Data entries
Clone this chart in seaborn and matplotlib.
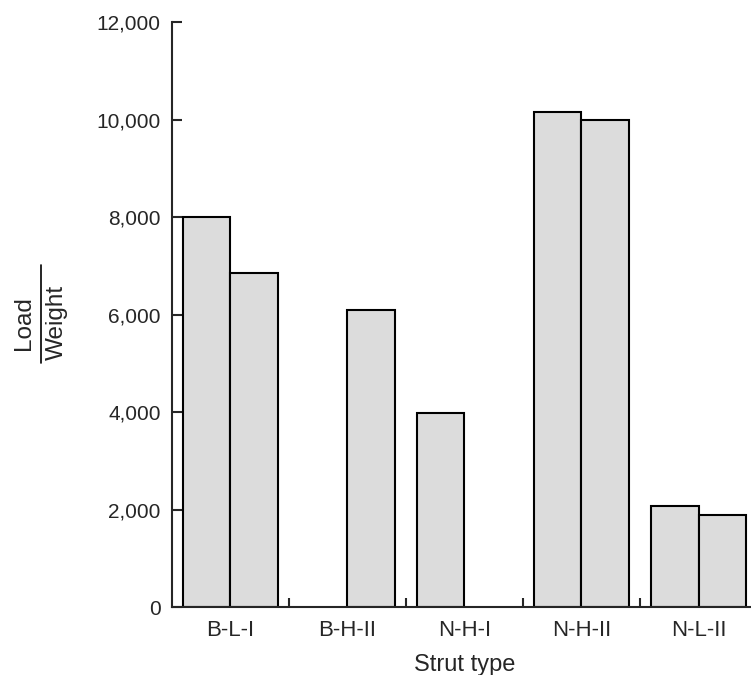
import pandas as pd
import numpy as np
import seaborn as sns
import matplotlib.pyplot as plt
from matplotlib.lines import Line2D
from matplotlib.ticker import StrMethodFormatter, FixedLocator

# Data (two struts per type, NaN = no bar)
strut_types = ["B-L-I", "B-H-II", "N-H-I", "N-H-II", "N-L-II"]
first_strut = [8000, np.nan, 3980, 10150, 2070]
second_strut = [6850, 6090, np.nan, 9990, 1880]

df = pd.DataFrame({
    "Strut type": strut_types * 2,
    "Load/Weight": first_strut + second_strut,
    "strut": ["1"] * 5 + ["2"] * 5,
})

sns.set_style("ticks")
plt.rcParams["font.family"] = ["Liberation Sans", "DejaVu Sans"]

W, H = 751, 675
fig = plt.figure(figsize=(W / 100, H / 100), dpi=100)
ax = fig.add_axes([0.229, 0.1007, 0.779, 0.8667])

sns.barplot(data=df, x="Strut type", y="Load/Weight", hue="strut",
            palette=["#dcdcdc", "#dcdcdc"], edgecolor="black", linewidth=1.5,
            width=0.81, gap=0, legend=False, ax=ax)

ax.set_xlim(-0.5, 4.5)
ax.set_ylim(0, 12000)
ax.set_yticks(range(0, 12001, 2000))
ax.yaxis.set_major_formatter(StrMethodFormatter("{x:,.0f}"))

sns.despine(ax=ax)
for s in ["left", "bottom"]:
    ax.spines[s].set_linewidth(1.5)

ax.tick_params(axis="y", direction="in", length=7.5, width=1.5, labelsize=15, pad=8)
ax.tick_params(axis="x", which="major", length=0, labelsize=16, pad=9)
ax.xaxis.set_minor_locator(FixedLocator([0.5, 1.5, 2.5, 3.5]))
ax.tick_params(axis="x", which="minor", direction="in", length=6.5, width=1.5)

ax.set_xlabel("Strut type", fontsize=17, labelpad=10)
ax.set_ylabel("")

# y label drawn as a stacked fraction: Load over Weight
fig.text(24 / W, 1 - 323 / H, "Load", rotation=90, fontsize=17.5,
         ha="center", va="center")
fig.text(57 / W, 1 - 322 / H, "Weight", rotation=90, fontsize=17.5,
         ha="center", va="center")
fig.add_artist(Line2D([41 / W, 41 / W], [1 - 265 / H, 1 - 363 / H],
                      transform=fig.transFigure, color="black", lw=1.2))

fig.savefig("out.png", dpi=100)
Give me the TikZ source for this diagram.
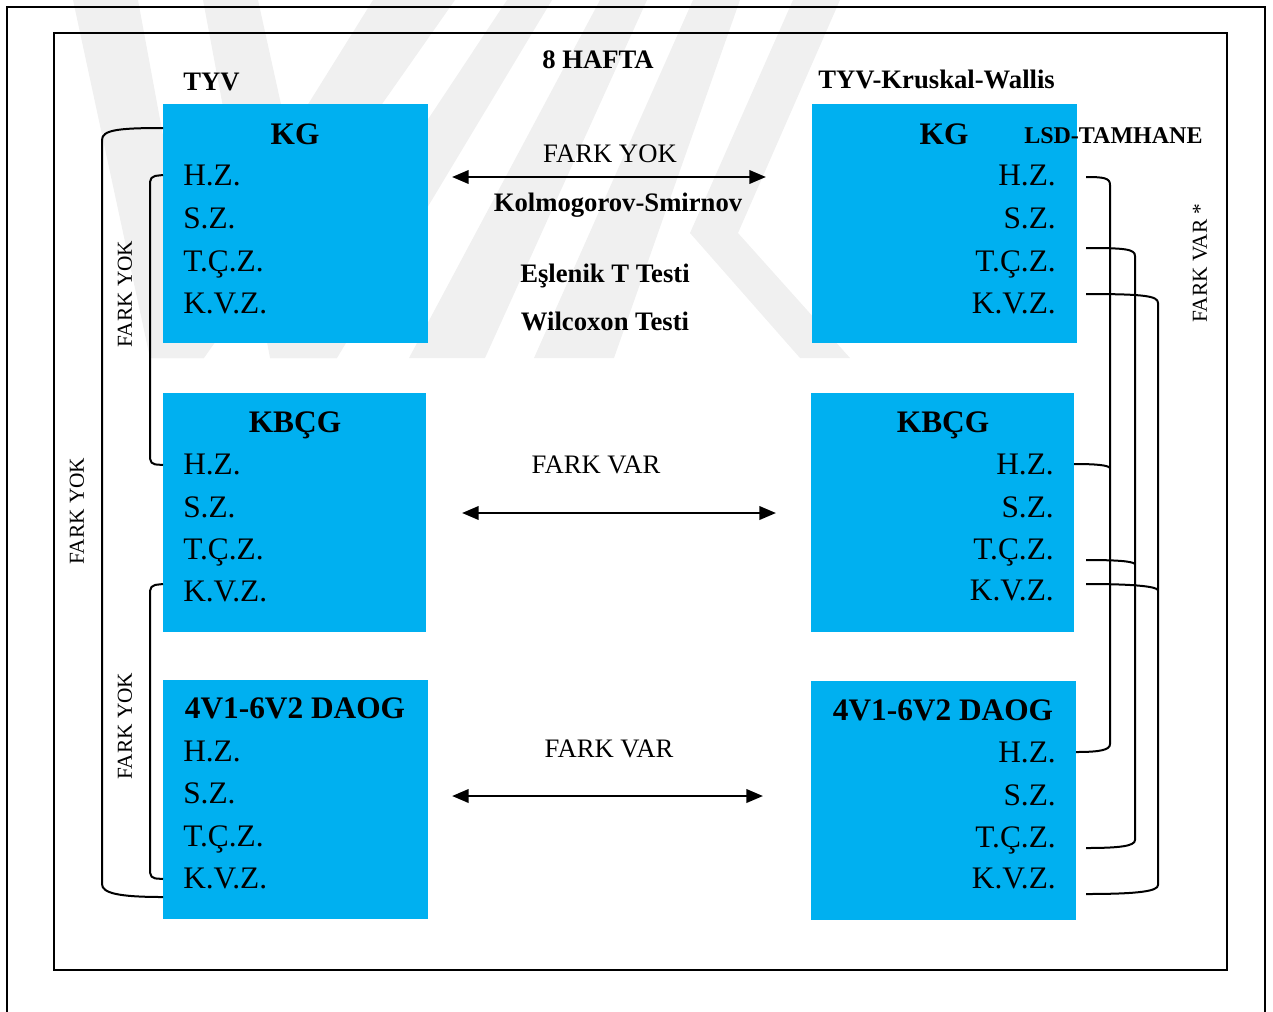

WHAT THE EXERCISE ASKS. Only the number is wanted: how many lines of the material above include the word "seaborn"?

CORRECT OUTPUT. 2